▶ _INFORMATION SUPPLIED_:
──────

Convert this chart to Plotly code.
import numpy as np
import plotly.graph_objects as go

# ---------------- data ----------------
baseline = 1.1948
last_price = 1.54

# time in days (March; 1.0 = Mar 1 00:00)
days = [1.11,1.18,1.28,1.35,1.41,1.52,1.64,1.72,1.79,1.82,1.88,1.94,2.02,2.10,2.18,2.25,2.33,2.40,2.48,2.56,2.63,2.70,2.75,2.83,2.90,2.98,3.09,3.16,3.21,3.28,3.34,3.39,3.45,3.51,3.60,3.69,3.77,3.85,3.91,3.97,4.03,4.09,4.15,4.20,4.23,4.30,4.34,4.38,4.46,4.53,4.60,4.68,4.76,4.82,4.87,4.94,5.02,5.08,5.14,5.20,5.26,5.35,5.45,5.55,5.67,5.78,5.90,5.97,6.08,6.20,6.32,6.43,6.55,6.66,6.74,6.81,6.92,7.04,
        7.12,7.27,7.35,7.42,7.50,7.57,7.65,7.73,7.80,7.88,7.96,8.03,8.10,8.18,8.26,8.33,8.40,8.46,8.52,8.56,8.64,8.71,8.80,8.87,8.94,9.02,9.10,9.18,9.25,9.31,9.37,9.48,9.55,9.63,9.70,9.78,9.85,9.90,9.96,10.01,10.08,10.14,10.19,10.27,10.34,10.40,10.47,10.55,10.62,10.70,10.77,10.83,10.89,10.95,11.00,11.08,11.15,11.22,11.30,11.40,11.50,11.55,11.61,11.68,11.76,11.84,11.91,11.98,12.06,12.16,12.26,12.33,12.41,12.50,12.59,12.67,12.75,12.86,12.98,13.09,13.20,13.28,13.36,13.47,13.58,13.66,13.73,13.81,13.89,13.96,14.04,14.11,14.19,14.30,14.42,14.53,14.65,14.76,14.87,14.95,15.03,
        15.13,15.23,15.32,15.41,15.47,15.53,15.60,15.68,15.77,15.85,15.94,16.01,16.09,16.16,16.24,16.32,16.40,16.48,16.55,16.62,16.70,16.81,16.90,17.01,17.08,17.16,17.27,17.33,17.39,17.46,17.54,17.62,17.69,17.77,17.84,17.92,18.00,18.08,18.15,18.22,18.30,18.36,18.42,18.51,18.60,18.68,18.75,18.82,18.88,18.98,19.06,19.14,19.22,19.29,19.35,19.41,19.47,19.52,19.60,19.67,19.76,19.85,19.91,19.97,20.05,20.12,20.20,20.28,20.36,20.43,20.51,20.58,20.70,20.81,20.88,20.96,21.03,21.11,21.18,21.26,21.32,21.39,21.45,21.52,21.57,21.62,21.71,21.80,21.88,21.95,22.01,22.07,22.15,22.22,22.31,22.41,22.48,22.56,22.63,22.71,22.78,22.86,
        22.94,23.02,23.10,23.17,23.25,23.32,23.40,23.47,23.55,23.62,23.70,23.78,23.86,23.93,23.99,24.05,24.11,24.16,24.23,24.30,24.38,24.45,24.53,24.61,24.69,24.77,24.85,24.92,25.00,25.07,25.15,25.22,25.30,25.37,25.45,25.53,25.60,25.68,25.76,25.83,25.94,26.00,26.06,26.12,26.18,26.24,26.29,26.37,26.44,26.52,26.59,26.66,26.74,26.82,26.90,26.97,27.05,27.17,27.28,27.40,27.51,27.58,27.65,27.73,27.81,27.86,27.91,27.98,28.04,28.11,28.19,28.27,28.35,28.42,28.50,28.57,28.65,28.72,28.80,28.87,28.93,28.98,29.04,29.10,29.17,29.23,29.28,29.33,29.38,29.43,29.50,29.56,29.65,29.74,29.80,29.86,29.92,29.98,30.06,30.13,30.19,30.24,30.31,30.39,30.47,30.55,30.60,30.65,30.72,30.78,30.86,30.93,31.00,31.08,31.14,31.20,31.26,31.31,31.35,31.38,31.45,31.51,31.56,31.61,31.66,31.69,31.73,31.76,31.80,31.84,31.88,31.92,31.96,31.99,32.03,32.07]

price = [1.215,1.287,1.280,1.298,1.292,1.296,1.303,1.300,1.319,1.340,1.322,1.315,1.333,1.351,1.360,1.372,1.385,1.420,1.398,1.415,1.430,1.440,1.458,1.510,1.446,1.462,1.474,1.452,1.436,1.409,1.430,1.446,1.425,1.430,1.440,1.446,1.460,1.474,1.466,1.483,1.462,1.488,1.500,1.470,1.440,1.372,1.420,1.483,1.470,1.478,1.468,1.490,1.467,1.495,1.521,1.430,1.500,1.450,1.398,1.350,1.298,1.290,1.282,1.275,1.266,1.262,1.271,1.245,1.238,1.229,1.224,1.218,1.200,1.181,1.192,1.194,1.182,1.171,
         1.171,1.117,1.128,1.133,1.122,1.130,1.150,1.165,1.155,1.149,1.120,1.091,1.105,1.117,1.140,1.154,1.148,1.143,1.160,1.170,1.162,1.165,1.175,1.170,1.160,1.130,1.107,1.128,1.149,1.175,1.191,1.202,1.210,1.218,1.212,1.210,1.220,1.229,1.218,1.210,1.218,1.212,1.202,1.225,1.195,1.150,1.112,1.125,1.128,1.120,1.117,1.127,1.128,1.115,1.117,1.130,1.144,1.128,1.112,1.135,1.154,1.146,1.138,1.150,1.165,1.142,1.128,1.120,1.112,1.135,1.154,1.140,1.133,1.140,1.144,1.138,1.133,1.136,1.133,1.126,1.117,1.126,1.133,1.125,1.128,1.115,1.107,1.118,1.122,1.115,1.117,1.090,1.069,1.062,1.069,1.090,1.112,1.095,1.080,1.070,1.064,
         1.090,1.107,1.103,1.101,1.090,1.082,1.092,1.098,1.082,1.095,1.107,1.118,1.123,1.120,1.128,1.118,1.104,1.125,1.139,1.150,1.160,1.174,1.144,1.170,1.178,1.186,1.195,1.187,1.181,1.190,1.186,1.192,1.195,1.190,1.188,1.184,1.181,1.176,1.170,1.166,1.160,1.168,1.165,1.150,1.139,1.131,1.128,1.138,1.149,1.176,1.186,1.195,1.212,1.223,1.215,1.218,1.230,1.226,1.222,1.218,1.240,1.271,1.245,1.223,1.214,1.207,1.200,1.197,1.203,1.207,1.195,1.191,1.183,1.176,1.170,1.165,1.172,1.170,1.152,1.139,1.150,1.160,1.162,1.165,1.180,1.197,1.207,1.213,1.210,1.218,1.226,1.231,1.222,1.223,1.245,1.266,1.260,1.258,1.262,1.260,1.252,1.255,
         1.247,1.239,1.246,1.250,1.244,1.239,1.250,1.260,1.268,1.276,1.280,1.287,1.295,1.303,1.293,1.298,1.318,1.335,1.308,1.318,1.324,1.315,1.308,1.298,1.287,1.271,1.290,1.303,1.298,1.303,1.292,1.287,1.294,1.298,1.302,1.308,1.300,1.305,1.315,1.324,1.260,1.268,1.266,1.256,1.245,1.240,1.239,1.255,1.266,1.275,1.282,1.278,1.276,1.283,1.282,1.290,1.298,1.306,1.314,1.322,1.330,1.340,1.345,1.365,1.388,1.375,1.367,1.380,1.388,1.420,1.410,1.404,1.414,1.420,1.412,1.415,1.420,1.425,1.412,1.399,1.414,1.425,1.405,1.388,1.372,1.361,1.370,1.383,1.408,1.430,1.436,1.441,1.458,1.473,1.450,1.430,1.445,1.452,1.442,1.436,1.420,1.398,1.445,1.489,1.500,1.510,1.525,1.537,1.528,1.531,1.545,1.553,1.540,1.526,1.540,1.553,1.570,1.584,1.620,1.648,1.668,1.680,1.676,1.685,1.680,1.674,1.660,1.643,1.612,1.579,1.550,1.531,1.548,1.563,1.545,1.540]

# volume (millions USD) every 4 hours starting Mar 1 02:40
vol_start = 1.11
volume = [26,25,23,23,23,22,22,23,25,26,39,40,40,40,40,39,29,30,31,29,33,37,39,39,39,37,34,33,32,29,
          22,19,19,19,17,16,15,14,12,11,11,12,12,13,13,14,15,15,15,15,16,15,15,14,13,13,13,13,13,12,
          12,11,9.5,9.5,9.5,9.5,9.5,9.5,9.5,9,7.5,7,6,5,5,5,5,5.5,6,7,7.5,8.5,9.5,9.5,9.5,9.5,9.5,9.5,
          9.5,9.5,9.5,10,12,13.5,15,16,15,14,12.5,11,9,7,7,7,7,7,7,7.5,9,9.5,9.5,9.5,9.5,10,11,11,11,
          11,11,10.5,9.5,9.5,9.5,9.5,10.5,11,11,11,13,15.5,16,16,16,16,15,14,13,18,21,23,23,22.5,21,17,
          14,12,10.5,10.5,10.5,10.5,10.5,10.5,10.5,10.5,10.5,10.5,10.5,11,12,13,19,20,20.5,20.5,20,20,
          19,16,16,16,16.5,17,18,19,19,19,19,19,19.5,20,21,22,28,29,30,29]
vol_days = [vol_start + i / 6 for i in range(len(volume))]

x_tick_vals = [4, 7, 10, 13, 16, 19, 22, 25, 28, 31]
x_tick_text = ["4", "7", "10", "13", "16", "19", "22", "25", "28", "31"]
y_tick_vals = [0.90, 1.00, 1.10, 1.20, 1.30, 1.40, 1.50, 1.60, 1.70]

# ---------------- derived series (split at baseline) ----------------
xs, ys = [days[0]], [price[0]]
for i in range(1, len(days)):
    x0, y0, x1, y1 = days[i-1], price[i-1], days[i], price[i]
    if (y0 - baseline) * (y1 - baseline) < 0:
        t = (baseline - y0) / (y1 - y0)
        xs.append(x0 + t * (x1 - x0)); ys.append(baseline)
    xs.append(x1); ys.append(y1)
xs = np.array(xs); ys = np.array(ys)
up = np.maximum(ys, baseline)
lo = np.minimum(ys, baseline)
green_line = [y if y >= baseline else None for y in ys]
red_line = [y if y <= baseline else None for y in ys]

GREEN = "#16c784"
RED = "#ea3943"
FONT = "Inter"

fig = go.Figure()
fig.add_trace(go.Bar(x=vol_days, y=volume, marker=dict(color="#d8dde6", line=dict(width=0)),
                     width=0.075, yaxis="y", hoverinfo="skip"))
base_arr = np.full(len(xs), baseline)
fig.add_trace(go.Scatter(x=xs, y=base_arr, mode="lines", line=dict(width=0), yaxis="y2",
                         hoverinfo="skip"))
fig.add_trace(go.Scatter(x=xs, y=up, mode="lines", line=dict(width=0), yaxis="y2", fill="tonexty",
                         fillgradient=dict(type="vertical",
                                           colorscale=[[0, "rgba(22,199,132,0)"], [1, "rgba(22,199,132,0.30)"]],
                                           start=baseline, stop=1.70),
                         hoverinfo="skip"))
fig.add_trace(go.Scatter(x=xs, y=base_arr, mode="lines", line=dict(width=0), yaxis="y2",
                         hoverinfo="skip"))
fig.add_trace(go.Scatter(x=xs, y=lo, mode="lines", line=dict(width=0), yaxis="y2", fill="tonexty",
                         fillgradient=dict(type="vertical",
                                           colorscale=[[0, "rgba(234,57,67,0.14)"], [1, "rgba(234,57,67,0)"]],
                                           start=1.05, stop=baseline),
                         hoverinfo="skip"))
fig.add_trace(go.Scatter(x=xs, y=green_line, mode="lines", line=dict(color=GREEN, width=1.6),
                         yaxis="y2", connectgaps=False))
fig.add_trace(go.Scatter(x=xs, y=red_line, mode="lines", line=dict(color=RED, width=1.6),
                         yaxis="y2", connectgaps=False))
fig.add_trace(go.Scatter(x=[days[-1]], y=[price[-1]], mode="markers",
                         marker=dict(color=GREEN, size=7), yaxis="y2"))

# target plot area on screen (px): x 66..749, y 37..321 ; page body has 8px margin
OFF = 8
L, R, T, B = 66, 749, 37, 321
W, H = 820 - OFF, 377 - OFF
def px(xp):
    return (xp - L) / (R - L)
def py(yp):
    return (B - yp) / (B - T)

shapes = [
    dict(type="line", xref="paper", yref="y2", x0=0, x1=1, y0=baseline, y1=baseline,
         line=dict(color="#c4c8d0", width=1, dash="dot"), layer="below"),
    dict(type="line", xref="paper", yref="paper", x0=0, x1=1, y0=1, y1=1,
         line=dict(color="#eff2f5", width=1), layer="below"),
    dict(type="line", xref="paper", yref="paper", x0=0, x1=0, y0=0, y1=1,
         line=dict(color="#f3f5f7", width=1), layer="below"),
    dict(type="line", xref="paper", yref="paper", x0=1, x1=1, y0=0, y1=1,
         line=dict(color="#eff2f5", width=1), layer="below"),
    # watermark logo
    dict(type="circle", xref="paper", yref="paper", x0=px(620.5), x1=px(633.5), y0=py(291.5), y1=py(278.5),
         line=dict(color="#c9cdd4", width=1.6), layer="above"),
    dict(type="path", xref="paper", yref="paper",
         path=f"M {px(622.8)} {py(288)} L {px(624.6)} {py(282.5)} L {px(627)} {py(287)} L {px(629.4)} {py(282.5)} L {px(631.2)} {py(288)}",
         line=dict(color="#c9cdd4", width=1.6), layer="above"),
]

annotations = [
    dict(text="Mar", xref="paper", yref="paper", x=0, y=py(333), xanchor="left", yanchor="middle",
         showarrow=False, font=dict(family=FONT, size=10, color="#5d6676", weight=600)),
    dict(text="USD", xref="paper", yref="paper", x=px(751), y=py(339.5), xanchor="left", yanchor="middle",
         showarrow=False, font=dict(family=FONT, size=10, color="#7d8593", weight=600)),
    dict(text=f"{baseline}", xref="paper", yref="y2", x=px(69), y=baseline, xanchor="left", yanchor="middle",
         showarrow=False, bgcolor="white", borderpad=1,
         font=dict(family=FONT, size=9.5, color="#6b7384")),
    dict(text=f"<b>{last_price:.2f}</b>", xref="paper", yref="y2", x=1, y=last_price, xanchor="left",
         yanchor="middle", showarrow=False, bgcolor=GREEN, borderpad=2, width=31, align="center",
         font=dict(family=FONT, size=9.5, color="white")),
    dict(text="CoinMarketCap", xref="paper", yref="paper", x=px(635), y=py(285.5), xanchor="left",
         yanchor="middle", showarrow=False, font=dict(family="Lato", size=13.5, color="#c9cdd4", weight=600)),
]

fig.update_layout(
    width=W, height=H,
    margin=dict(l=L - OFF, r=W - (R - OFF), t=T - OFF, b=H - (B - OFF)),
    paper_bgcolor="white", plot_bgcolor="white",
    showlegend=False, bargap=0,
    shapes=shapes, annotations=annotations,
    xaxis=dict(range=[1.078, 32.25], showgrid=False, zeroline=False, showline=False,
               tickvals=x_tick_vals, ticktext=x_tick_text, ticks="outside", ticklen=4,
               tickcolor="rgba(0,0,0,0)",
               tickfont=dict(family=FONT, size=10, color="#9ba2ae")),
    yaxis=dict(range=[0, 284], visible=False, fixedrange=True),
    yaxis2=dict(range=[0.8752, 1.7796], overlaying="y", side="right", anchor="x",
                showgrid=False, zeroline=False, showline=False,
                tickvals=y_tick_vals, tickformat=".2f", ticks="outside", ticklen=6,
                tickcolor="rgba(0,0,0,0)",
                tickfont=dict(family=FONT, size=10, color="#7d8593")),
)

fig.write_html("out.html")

──────

▶ _PROBLEM STATEMENT_: Return nothing but the lines from the start of the listing above through the line containing "last_price = 1.54", exactly as given.

▶ _EXPECTED OUTPUT_:
Convert this chart to Plotly code.
import numpy as np
import plotly.graph_objects as go

# ---------------- data ----------------
baseline = 1.1948
last_price = 1.54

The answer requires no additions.